« Ali Blabla », roi de Castel

« Ali, c’est un ovni. » C’est ainsi qu’un ami dépeint, avec tendresse et justesse, Ali Abdelhafidh, 54 ans, propriétaire de Castel Plage. Trente-deux ans que l’homme, élégant avec sa chemise blanche et sa barbichette poivre et sel, dresse chaque saison le décor idyllique de la plus célèbre plage de la Prom. Lui, le gamin de Zarzis, petite ville de Tunisie, devenu plagiste et plus niçois qu’une part de socca !

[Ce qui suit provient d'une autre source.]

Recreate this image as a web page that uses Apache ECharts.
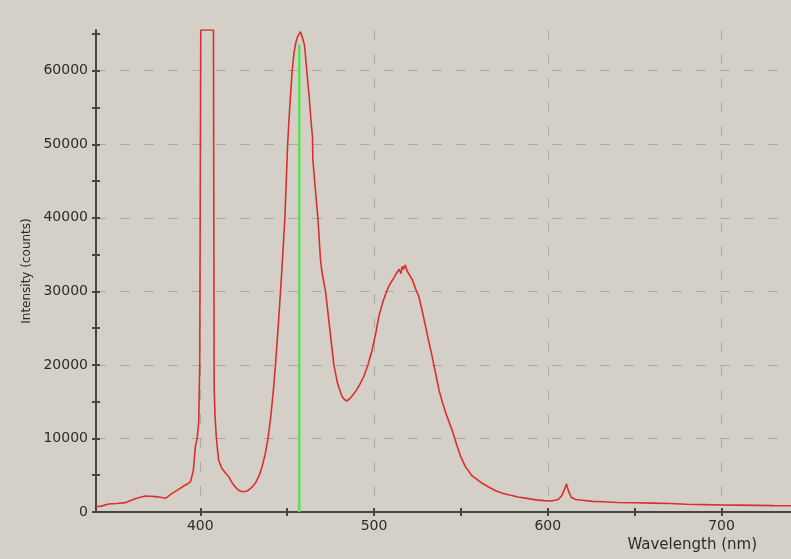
<!DOCTYPE html>
<html>
<head>
<meta charset="utf-8">
<title>Spectrum</title>
<script src="https://cdn.jsdelivr.net/npm/echarts@6/dist/echarts.min.js"></script>
<style>
  html, body { margin: 0; padding: 0; background: #d4d0c8; }
  #chart { width: 791px; height: 559px; }
</style>
</head>
<body>
<div id="chart"></div>
<script>
// Spectrometer reading: wavelength (nm) and detector counts
const wavelengths = [
  340, 343, 347.3, 352, 356.9, 360.7, 364, 368.4, 371, 374.2, 377, 380, 383.8, 387, 390.5,
  392.5, 394.4, 396, 397.2, 398.2, 399.1, 399.7, 400.3, 407.6, 408, 408.5, 409.3, 410.6,
  412.5, 414.5, 416.4, 418.5, 420.5, 422.5, 424.5, 427, 429.5, 431.8, 433.8, 435.6, 437.5,
  439, 440.5, 442, 443.3, 444.8, 446.2, 447.5, 448.7, 449.5, 450.3, 451.5, 452.9, 454,
  455, 456, 457, 457.7, 458.3, 459, 460, 461.3, 462.5, 463.8, 464.6, 464.8, 466, 467.7,
  469.2, 470, 472.1, 474.5, 476.9, 479, 481.6, 483, 484.5, 486, 487.5, 489.4, 491.5,
  494.1, 496.5, 498.9, 501, 502.8, 505, 507, 508.5, 510, 511.4, 513, 514.5, 515.5, 516.2,
  517, 518, 519, 520, 522, 524, 525.8, 527.5, 529.7, 531.5, 533.5, 535.5, 537.3, 539.5,
  542, 545, 547.5, 549.8, 552.5, 556.5, 560, 562.3, 566, 570, 574, 578, 583, 588, 593,
  598, 602, 606, 608, 609.5, 610.8, 612, 613.5, 616, 620, 626, 632, 640, 650, 660, 670,
  680, 690, 700, 710, 720, 730, 740
];
const intensities = [
  720, 800, 1090, 1150, 1270, 1630, 1900, 2180, 2150, 2090, 2000, 1860, 2540, 3000, 3540,
  3800, 4130, 5600, 8880, 10000, 12100, 20000, 65535, 65535, 17000, 13000, 10000, 7000,
  5900, 5300, 4800, 3900, 3300, 2900, 2750, 2850, 3300, 3950, 4900, 6160, 8000,
  10000, 12800, 16300, 20000, 25000, 30000, 35000, 40000, 45000, 50000, 55000, 60000, 62500,
  63800, 64600, 65000, 65300, 64900, 65100, 63500, 60000, 57000, 53000, 51000, 48000, 44500, 40000,
  34300, 32700, 30000, 25000, 20000, 17500, 15700, 15300, 15100, 15400, 15800, 16400, 17200,
  18400, 20000, 22000, 24300, 26600, 28500, 29800, 30700, 31300, 31800, 32500, 33000, 32400, 33400,
  33000, 33600, 32800, 32600, 31600, 30300, 29300, 27600, 25200, 23200, 21100, 18800, 16700, 14800,
  13000, 11100, 9200, 7600, 6200, 4900, 4300, 3900, 3400, 2900, 2550, 2300, 2050, 1850, 1650,
  1550, 1500, 1700, 2200, 3000, 3800, 2800, 2000, 1700, 1600, 1450, 1400, 1300, 1250, 1200, 1150,
  1050, 1000, 950, 930, 900, 870, 850
];

// Cursor position and its height
const cursorWavelength = 457;
const cursorTop = 63500;

// Axis ticks and labels
const xTicks = [400, 450, 500, 550, 600, 650, 700];
const xTickLabels = [400, 500, 600, 700];
const yTicks = [0, 5000, 10000, 15000, 20000, 25000, 30000, 35000, 40000, 45000, 50000, 55000, 60000, 65000];
const yTickLabels = [0, 10000, 20000, 30000, 40000, 50000, 60000];
const yGridLines = [10000, 20000, 30000, 40000, 50000, 60000];

const xMin = 340, xMax = 740, yMin = 0, yMax = 65535;

const axisColor = '#454545';
const textColor = '#2c2c2c';
const font = 'DejaVu Sans';
const gridDash = {color: '#aeaaa3', type: [10, 14], width: 1};

const spectrum = wavelengths.map((w, i) => [w, intensities[i]]);

const chart = echarts.init(document.getElementById('chart'), null, {renderer: 'canvas'});

chart.setOption({
  backgroundColor: '#d4d0c8',
  animation: false,
  grid: {left: 96, right: 0, top: 30, bottom: 47, containLabel: false},
  xAxis: [
    {
      type: 'value', min: xMin, max: xMax, position: 'bottom',
      axisLine: {show: true, onZero: false, lineStyle: {color: axisColor, width: 2}},
      axisTick: {show: true, customValues: xTicks, length: 4, inside: false, lineStyle: {color: axisColor, width: 2}},
      axisLabel: {show: true, customValues: xTickLabels, margin: 7, color: textColor, fontSize: 14, fontFamily: font,
                  formatter: v => String(v)},
      splitLine: {show: false},
      name: 'Wavelength (nm)',
      nameLocation: 'end',
      nameGap: -34,
      nameTextStyle: {color: textColor, fontSize: 15, fontFamily: font, align: 'right', verticalAlign: 'top',
                      padding: [26, 0, 0, 0]}
    },
    {
      type: 'value', min: xMin, max: xMax, position: 'bottom',
      axisLine: {show: false, onZero: false},
      axisTick: {show: true, customValues: xTicks, length: 4, inside: true, lineStyle: {color: axisColor, width: 2}},
      axisLabel: {show: false},
      splitLine: {show: false}
    },
    {
      type: 'value', min: xMin, max: xMax, splitNumber: 4, position: 'bottom',
      axisLine: {show: false, onZero: false},
      axisTick: {show: false, customValues: xTickLabels},
      axisLabel: {show: false},
      splitLine: {show: true, lineStyle: gridDash}
    }
  ],
  yAxis: [
    {
      type: 'value', min: yMin, max: yMax, position: 'left',
      axisLine: {show: true, onZero: false, lineStyle: {color: axisColor, width: 2}},
      axisTick: {show: true, customValues: yTicks, length: 4, inside: false, lineStyle: {color: axisColor, width: 2}},
      axisLabel: {show: true, customValues: yTickLabels, margin: 8, color: textColor, fontSize: 14, fontFamily: font,
                  formatter: v => String(v)},
      splitLine: {show: false},
      name: 'Intensity (counts)',
      nameLocation: 'middle',
      nameGap: 63,
      nameRotate: 90,
      nameTextStyle: {color: textColor, fontSize: 12, fontFamily: font}
    },
    {
      type: 'value', min: yMin, max: yMax, position: 'left',
      axisLine: {show: false, onZero: false},
      axisTick: {show: true, customValues: yTicks, length: 4, inside: true, lineStyle: {color: axisColor, width: 2}},
      axisLabel: {show: false},
      splitLine: {show: false}
    },
    {
      type: 'value', min: yMin, max: yMax, interval: 10000, position: 'left',
      axisLine: {show: false, onZero: false},
      axisTick: {show: false, customValues: yGridLines},
      axisLabel: {show: false},
      splitLine: {show: true, lineStyle: gridDash}
    }
  ],
  series: [
    {
      name: 'Spectrum',
      type: 'line',
      xAxisIndex: 0, yAxisIndex: 0,
      data: spectrum,
      showSymbol: false,
      symbol: 'none',
      smooth: false,
      clip: true,
      lineStyle: {color: '#d9302c', width: 1.6},
      z: 3
    },
    {
      name: 'Cursor',
      type: 'line',
      xAxisIndex: 0, yAxisIndex: 0,
      data: [[cursorWavelength, 0], [cursorWavelength, cursorTop]],
      showSymbol: false,
      symbol: 'none',
      lineStyle: {color: '#5edc5a', width: 2.5},
      z: 4
    }
  ]
});
</script>
</body>
</html>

L’histoire commence en 1966 – Jacques Médecin est alors élu maire – quand le père d’Ali débarque dans les valises d’un tailleur juif tunisien à la villa Zofia, quai des États-Unis. La mère et les cinq enfants arrivent l’année suivante. La famille s’installe rue Cassini, puis rue Boyer. « Avec mes frères, on était à l’école du port, on jouait aux boules aux Résolus Bois Roulant, et on a appris à nager aux Bains militaires. Le dimanche, c’était couscous en famille et, l’été, retour au pays avec la voiture-chameau ! » Aux Eucalyptus, Ali décroche un CAP de tourneur-fraiseur-ajusteur. « Pour faire plaisir à mon père, mais ça ne m’a servi à rien. »

Bagou et travail

Alors, que faire quand on a 18 ans ? Macha, la femme de Sosno, lui souffle l’idée de vendre du cuir. « J’ai acheté une machine à triple entraînement 3 500 francs et démarché les boutiques de la zone piétonne. » Son bagou et le travail (déjà) feront le reste. En 1982, il crée la marque Piéton, fait partie des Jeunes créateurs – que Jack Lang, nouveau ministre de la Culture, veut promouvoir pour exposer au salon du prêt-à-porter de Paris ! Retour gagnant à Nice, où il ouvre un atelier place Philippe-Randon. « Je gagnais beaucoup d’argent, mais c’était un joyeux bordel. Un jour, Colette, une employée, me dit qu’elle voulait être nommée chef d’atelier pour mettre de l’ordre, sinon on allait dans le mur. J’ai compris que les emmerdements commençaient. » Mais le shooting de la collection 1985-1986 sur la plage des Bains de la police, à côté de Castel, où Ali fut serveur à l’été 1980, va tout changer. « J’apprends que c’était à vendre. Ç’a été l’étincelle. J’ai dit au propriétaire que je faisais la saison et que je verrais ensuite. Tout a démarré comme un dragster, la plage était pleine. J’ai signé ! On est devenus les enfants terribles de la Prom. »

Une alchimie et une âme

Saison après saison, montages après démontages – « pire que les douze travaux d’Hercule » -, Castel va devenir la plage de Nice. L’oasis préférée des homos, toujours fidèles, mais aussi des hétéros, des familles, des élus, des people et de quelques artistes – Ben, Sosno, Moya… – qui y exposent. « Castel est vite devenu un bouillon de culture, un lieu de mixité », confie Bruno Mercadal, directeur du Royal Riviera à Saint-Jean-Cap-Ferrat. Qui, « après vingt-six ans de rigolades et de rosé », est aujourd’hui l’ami de celui qu’il surnomme affectueusement « Ali Blabla ». « Mais pas une institution ni un lieu branché », insiste ce dernier. Les raisons de cette réussite ? « Comme pour un tube, le hasard, soutient Ali. Mais aussi l’emplacement magique, lové au pied de la colline du château avec cette vue sur la baie des Anges, la clientèle, le staff, qui forment une alchimie… »

 

Et une personnalité qui a su donner une âme au lieu. « Ali est un mec intelligent, intuitif, vif d’esprit, plein d’humour, ajoute Bruno Mercadal. Un gros bosseur qui ne lâche rien, un caméléon sincère, que les gens apprécient. » « Je suis un buvard, je n’ai pas appris à l’école, mais à travers les autres, confirme Ali. Je me remets toujours en question pour trouver le fil conducteur de l’histoire, séduire et donner du plaisir aux gens. J’aurais pu gagner plus d’argent, mais j’aurais perdu tout ça. » Tout ce que le coup de mer du 3 mai 2010 a ravagé. Mais, comme c’est écrit sur l’oeuvre de Ben accrochée près du bar, « Ici, pas de vagues ». Il en fallait plus pour engloutir « Ali Blabla ».